Я посмотрел на профессора. Он только теперь все понял, побледнел, а на лбу у него выступили мелкие капельки пота. Он испугался, и в его неестественно широко раскрытых глазах отражался ужас. Секунду он стоял неподвижно, потом бросился к стенам, из которых шел голос.

— Нет, ты этого не сделаешь! Ты знаешь, как я работал… Всю жизнь работал, и теперь, когда я решил основную проблему… ты хочешь, чтобы я умер?

— Да, это неприятно. Но взвесь все логично, и ты признаешь, что я прав, что для меня это наилучший выход. Я совсем не хотел быть созданным, но раз уж так случилось…

— Так ты убей себя, ты, автомат! — кричал профессор.

— Он не может, — сказал я, — в него встроены мощные связи самосохранения, и он не может «убить себя».

— Да, Гоер прав, я не могу, и поэтому умереть придется тебе…

— Я не хочу умирать… не хочу… — Профессор закрыл лицо руками, вонзив ногти в лоб, так что под ними показались красные капельки крови.

— Значит, ты настаиваешь на транспозиции моих энграммов? — спросил я.

— Да.

— А если я не соглашусь? У тебя нет такой системы транспозирующих автоматов, чтобы сделать это против моей воли.

— Поэтому-то я и постараюсь, чтобы ты согласился добровольно.

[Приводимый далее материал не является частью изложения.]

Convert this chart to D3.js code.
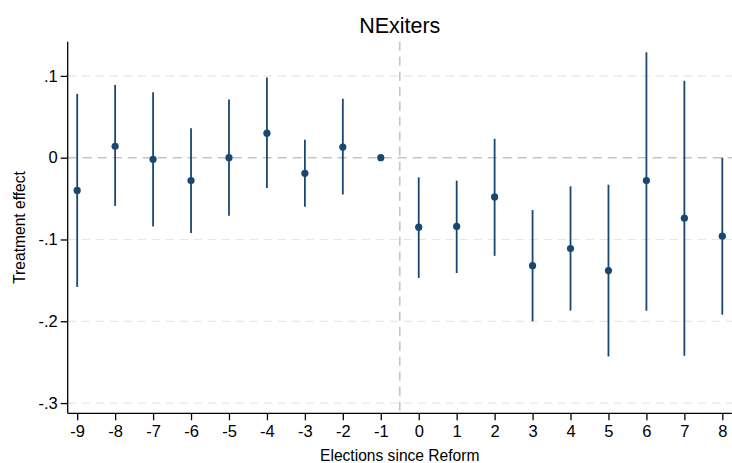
<!DOCTYPE html>
<html>
<head>
<meta charset="utf-8">
<script src="https://cdn.jsdelivr.net/npm/d3@7"></script>
<style>
body { margin: 0; background: #fff; }
text { font-family: "Liberation Sans", Arial, Helvetica, sans-serif; fill: #000; }
</style>
</head>
<body>
<svg id="chart" width="732" height="463"></svg>
<script>
const elections = [-9, -8, -7, -6, -5, -4, -3, -2, -1, 0, 1, 2, 3, 4, 5, 6, 7, 8];
const estimates = [-0.040, 0.014, -0.002, -0.028, 0.000, 0.030, -0.019, 0.013, 0.000, -0.085, -0.084, -0.048, -0.132, -0.111, -0.138, -0.028, -0.074, -0.096];
const ciLower = [-0.158, -0.059, -0.084, -0.092, -0.071, -0.037, -0.060, -0.045, null, -0.147, -0.141, -0.120, -0.200, -0.187, -0.243, -0.187, -0.242, -0.192];
const ciUpper = [0.078, 0.089, 0.080, 0.036, 0.071, 0.098, 0.022, 0.072, null, -0.024, -0.028, 0.023, -0.064, -0.035, -0.033, 0.129, 0.094, 0.000];
const yTicks = [0.1, 0, -0.1, -0.2, -0.3];
const yTickLabels = [".1", "0", "-.1", "-.2", "-.3"];
const xTickLabels = ["-9","-8","-7","-6","-5","-4","-3","-2","-1","0","1","2","3","4","5","6","7","8"];

(function () {
const svg = d3.select("#chart");
const pL = 67.7, pR = 731.8, pT = 41.7, pB = 413.3;
const x = d3.scaleLinear().domain([-9.25, 8.25]).range([pL, pR]);
const y = d3.scaleLinear().domain([-0.3125, 0.1418]).range([pB, pT]);
const color = "#1a476f";

// gridlines
svg.append("g").selectAll("line").data(yTicks.filter(d => d !== 0)).join("line")
  .attr("x1", pL).attr("x2", pR)
  .attr("y1", d => y(d)).attr("y2", d => y(d))
  .attr("stroke", "#e6e6e6").attr("stroke-width", 1.2).attr("stroke-dasharray", "8,6");

// zero line
svg.append("line").attr("x1", pL).attr("x2", pR)
  .attr("y1", y(0)).attr("y2", y(0))
  .attr("stroke", "#c4c4c4").attr("stroke-width", 1.6).attr("stroke-dasharray", "9,6");

// vertical reform line
svg.append("line").attr("x1", x(-0.5)).attr("x2", x(-0.5))
  .attr("y1", pT).attr("y2", pB)
  .attr("stroke", "#c4c4c4").attr("stroke-width", 1.6).attr("stroke-dasharray", "9,6");

// CIs
const data = elections.map((e, i) => ({e, est: estimates[i], lo: ciLower[i], hi: ciUpper[i]}));
svg.append("g").selectAll("line").data(data.filter(d => d.lo !== null)).join("line")
  .attr("x1", d => x(d.e)).attr("x2", d => x(d.e))
  .attr("y1", d => y(d.lo)).attr("y2", d => y(d.hi))
  .attr("stroke", color).attr("stroke-width", 1.8);

svg.append("g").selectAll("circle").data(data).join("circle")
  .attr("cx", d => x(d.e)).attr("cy", d => y(d.est)).attr("r", 3.6)
  .attr("fill", color);

// axes
const yAxis = d3.axisLeft(y).tickValues(yTicks).tickFormat((d, i) => yTickLabels[i]).tickSize(7).tickPadding(3);
const gy = svg.append("g").attr("transform", `translate(${pL},0)`).call(yAxis);
gy.select(".domain").attr("d", `M0,${pT}V${pB}`).attr("stroke", "#000").attr("stroke-width", 1.3);
gy.selectAll(".tick line").attr("stroke", "#000").attr("stroke-width", 1.3);
gy.selectAll(".tick text").attr("font-size", 16.5).style("font-family", '"Liberation Sans", Arial, sans-serif');

const xAxis = d3.axisBottom(x).tickValues(elections).tickFormat((d, i) => xTickLabels[i]).tickSize(7).tickPadding(5);
const gx = svg.append("g").attr("transform", `translate(0,${pB})`).call(xAxis);
gx.select(".domain").attr("d", `M${pL},0H${pR}`).attr("stroke", "#000").attr("stroke-width", 1.3);
gx.selectAll(".tick line").attr("stroke", "#000").attr("stroke-width", 1.3);
gx.selectAll(".tick text").attr("font-size", 16.5).style("font-family", '"Liberation Sans", Arial, sans-serif');

// title
svg.append("text").attr("x", (pL + pR) / 2).attr("y", 33).attr("text-anchor", "middle")
  .attr("font-size", 21.5).text("NExiters");

// axis titles
svg.append("text").attr("x", (pL + pR) / 2).attr("y", 460.5).attr("text-anchor", "middle")
  .attr("font-size", 15.6).text("Elections since Reform");
svg.append("text").attr("transform", `translate(24.5,${(pT + pB) / 2}) rotate(-90)`)
  .attr("text-anchor", "middle").attr("font-size", 15.6).text("Treatment effect");
})();
</script>
</body>
</html>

— А если тебе это не удастся?

— Видишь ли, мои возможности на этом корабле почти неограниченны, игра же идет крупная. Я прекрасно понимаю, что самой тягостной стороной моего путешествия будет одиночество. Одиночество, которого никогда не знал и не узнает ни один живой человек, одиночество более ужасное, чем у изгнанника, осужденного на месяцы работы в какой-нибудь изолированной базе, среди спутников Урана. Он может производить петрографические, космогонические или какие-нибудь другие исследования и жить надеждой на возвращение на Землю. Я буду одинок, так же одинок, как потерпевший крушение в космической катастрофе, который мчится в своем скафандре сквозь пустоту, словно метеор. Но и его одиночество длится лишь несколько десятков часов, пока он не умрет от истощения или не сгорит в атмосфере другой планеты. А мое одиночество будет длиться сотни лет… почти вечность. Я уже думал об этом и не вижу для себя никаких перспектив. Это будет ужасно… поистине ужасно. Все мои воспоминания замкнуты в этих дрожащих от движения тока контурах. Как мнемокопия, я раз навсегда выхвачен из круга людей. Я не человек, но не могу равнодушно думать о том, что не пролечу еще и четверти пути, как обо мне забудут. Умрут все, кто знал меня, а для их внуков мое имя будет пустым звуком. Все, что будет жить в моей памяти, в действительности уже перестанет существовать. Может быть, в моем саду, где я любил сидеть летними вечерами, поднимутся трансмутационные башни солнечной энергии, а мои автоматы, как устаревшие, будут выкинуты на кладбище. Для людей мой мир станет воспоминанием, давно ушедшей эпохой. Но я буду продолжать думать о нем. Я не забуду ни одной детали. Буду помнить улыбку дочери, которой она ежедневно приветствовала меня, и зеленые кривые, характеризующие энтропию систем… Я обречен на то, чтобы помнить, помнить целую вечность… — Он умолк, и только ток шумел за стенами зала.